-- start --
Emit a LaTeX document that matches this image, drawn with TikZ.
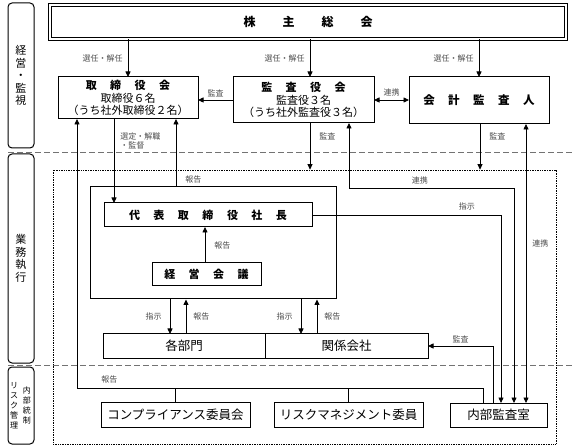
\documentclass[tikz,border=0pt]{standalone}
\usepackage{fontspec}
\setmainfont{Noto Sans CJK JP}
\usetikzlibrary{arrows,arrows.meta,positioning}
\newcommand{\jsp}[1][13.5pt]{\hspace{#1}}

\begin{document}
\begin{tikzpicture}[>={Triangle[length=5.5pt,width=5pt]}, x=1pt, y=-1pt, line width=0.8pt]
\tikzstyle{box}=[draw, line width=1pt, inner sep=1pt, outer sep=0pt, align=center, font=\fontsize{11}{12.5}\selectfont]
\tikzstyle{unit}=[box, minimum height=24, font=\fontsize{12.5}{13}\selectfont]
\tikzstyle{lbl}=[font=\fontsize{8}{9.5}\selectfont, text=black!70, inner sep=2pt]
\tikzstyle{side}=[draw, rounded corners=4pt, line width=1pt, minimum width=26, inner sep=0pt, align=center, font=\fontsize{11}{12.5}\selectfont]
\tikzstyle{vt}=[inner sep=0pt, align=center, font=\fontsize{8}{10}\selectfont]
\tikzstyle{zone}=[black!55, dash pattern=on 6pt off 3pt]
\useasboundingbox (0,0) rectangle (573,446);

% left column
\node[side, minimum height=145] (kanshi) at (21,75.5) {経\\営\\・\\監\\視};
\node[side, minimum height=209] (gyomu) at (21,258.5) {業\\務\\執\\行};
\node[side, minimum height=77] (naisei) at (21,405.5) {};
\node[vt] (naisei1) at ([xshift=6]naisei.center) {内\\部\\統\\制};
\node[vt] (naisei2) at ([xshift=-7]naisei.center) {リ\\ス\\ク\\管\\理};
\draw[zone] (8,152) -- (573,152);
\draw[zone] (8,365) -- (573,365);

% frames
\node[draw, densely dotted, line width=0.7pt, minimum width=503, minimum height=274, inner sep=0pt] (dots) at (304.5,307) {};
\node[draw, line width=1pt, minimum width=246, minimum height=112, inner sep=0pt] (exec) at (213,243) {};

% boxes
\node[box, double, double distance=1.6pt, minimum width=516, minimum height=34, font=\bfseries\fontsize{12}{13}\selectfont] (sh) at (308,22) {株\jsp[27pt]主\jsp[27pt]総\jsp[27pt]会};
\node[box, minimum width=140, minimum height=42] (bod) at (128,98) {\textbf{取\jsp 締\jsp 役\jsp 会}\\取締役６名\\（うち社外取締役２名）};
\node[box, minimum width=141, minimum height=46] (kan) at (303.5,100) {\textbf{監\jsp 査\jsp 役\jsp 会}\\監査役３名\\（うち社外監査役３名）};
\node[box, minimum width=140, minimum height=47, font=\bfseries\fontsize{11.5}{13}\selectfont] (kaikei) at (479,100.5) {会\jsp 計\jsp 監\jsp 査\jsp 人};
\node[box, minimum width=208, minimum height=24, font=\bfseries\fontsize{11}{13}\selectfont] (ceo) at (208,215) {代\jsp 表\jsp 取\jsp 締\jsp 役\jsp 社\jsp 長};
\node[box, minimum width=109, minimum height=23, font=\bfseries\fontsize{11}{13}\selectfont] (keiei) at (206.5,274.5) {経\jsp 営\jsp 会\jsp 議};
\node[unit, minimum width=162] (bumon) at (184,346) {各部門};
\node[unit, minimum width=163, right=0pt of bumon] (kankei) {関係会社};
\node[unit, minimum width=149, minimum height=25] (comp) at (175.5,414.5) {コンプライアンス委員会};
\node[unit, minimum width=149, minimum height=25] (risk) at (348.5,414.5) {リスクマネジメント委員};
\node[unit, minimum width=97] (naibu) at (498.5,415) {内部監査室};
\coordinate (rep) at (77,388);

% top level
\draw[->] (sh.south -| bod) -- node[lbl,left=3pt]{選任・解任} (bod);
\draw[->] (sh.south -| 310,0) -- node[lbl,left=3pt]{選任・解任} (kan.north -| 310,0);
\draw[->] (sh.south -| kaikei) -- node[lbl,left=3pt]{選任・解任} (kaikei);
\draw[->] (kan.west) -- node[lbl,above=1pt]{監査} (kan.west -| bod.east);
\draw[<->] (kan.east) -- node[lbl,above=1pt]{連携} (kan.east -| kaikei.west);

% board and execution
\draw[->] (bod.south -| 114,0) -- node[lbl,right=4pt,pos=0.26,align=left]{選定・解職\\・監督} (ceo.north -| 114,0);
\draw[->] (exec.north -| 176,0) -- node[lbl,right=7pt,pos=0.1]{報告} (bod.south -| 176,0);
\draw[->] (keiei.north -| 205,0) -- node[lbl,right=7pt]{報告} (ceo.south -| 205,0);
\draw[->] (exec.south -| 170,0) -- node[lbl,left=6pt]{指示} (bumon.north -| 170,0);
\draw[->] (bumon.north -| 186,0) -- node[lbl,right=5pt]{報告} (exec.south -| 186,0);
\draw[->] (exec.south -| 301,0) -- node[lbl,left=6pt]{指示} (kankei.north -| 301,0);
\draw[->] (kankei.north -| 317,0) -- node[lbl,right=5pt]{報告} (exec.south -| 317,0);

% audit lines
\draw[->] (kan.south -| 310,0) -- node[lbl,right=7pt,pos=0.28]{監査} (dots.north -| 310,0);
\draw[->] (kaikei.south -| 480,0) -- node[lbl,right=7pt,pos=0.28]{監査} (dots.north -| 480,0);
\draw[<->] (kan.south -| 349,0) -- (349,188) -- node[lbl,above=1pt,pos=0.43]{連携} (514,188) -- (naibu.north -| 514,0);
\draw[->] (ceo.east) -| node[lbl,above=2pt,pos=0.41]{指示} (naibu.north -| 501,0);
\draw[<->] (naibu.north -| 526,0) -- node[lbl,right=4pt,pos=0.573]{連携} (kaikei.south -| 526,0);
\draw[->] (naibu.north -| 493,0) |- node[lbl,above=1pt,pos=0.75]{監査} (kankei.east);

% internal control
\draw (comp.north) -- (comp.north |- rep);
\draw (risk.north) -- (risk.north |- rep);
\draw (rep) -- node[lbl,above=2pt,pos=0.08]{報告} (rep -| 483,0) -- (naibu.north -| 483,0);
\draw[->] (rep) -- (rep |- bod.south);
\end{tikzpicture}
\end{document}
-- end --
-- start --
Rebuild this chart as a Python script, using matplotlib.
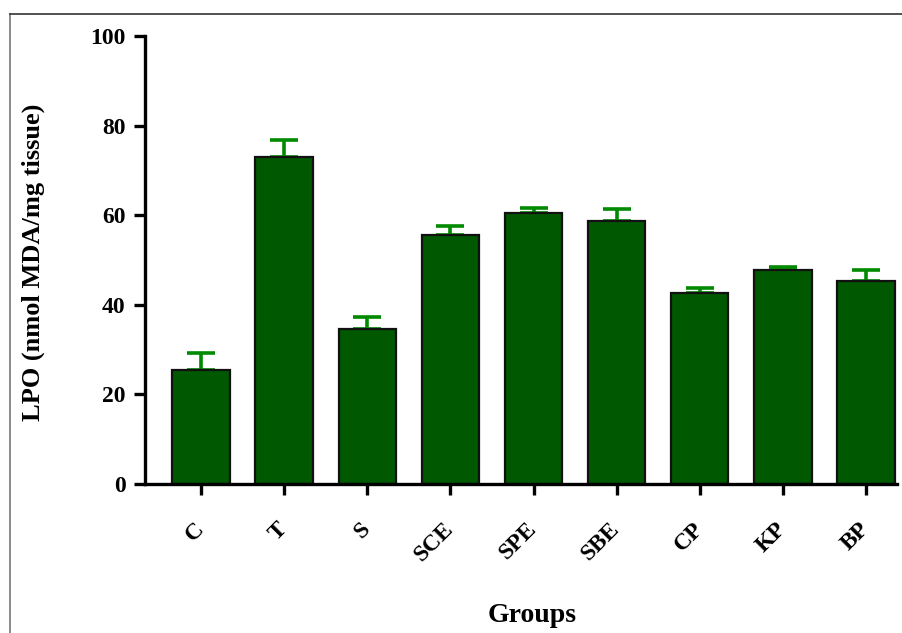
-- end --
Copy out all lines from the material above that contain the string "this".

■ Finished task ■
Emit a LaTeX document that matches this image, drawn with TikZ.
Rebuild this chart as a Python script, using matplotlib.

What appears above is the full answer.